At Spotify, we have deployed Python software in Debian packages for a fairly long time. To build them, we have our continuous integration platform with sbuild building and uploading them automatically from each commit. For deploying software this system works fairly well when augmented with puppet. There are, however, some drawbacks on the developer side.
First drawback is the state of the Debian Python packages. Given that we run the Debian stable, the packages, even at the time of the release of the stable version, are often outdated and missing features. This leads to the need of backporting newer packages into our internal debian repositories.
Second, bigger problem, is that when you hire a proficient Python developer, you can safely assume the developer knows how to use Python packaging. However, that won’t fly with our system. In order to push out the software the dev has been working on she needs to know how to package Python inside Debian packages in first place. And Debian packaging has a somewhat steep learning curve.

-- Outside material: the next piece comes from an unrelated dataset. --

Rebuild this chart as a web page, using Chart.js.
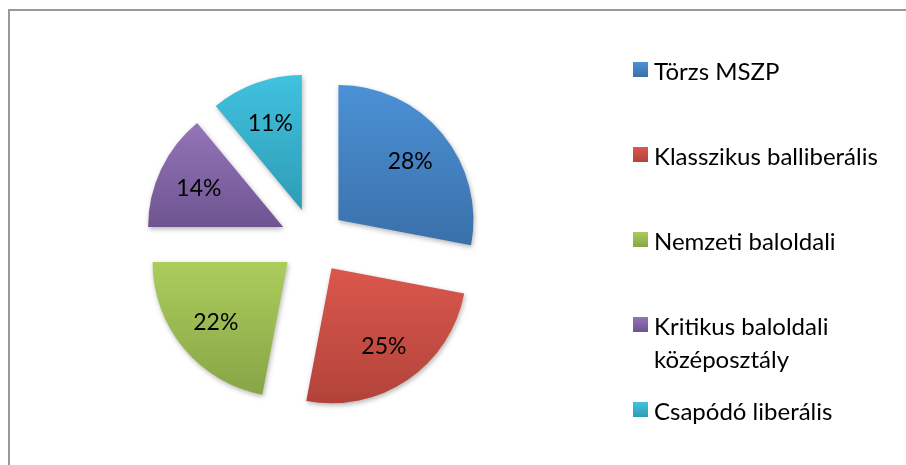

How the rest of the world does it?
If you look at practically any existing Python project in the outside world, they basically follow the same pattern: setup.py or requirements.txt defines all the installation requirements, and all of them are available for installation from the Python Package Index, PyPI. This all is then installed into a dedicated virtualenv, that makes sure system libraries won’t affect your code.
This is also what developers are accustomed to and the slap in the face is pretty harsh when they see our systems for the first time.
Combining the two views: dh-virtualenv
Debian packaging has one significant advantage over plain Python packaging: It has the ability to define dependencies on system libraries. Using it you can say that installing lxml requires libxml on the target machine. So, in order to have the cake and eat it too, we decided to combine the two great packaging systems and dh-virtualenv was born!
Inspiration behind dh-virtualenv lies in the awesome blog post (and in a series of conference talks) by Hynek Schlawack. While Hynek’s solution uses fpm for packaging, we decided that it would be great to be able to keep using our current sbuild build infrastructure.
How dh-virtualenv works?
Dh-virtualenv works by registering itself in the debhelper build sequence, pretty much in similar way like the current Debian python packaging (dh_python2) does. This way using dh-virtualenv for your package is as easy as build-depending to dh-virtualenv and writing a debian/rules file containing:
%: dh $@ --with python-virtualenv
This will bundle all the requirements of your software (defined in a requirements.txt) into a virtualenv, do some shebang-manipulation and instruct the debian package to drop the virtualenv into some suitable location on the target machine. By default this is /usr/share/python/<package-name>, but can of course be customized.
Simplifying deployment with dh-virtualenv: Sentry
At Spotify, we have recently started testing the Sentry (http://getsentry.com) event logging platform for integrating our system logs into our development workflow. In Python, Java, and PHP services, we can add a few lines of code and all of our log messages (and any uncaught errors that we might have missed) are sent to the Sentry service, where they are aggregated. Because the messages are sent from within the programming language, rather than scraped from syslog output, Sentry is able to intelligently collapse messages that have the same formatting string, making it possible for us to better track unexpected behaviour or incidents.
sentry[postgres]==6.2.0 eventlet==0.13.0 hiredis==0.1.1 django-auth-ldap==1.1.4
The debian/control file lets us add any of the native dependencies that are needed for building/testing/executing the Sentry server. We just use this to make sure the dh-virtualenv package is available for the build, along with the other required packages.
Build-Depends: python (>= 2.6.6-3~), debhelper (>= 8), dh-virtualenv, python-dev, libpq-dev, libldap2-dev, libsasl2-dev, Standards-Version: 3.9.3 X-Python-Version: >= 2.6
%: dh $@ --with python-virtualenv override_dh_virtualenv: dh_virtualenv --index-url='http://localhost/simple'
Sentry is a great piece of software, but can be a bit difficult to deploy without using pip as the deploy mechanism. Using dh-virtualenv, we’re able to build a simple focused Debian package that ensures everything is available in a nicely packaged and sandboxed way.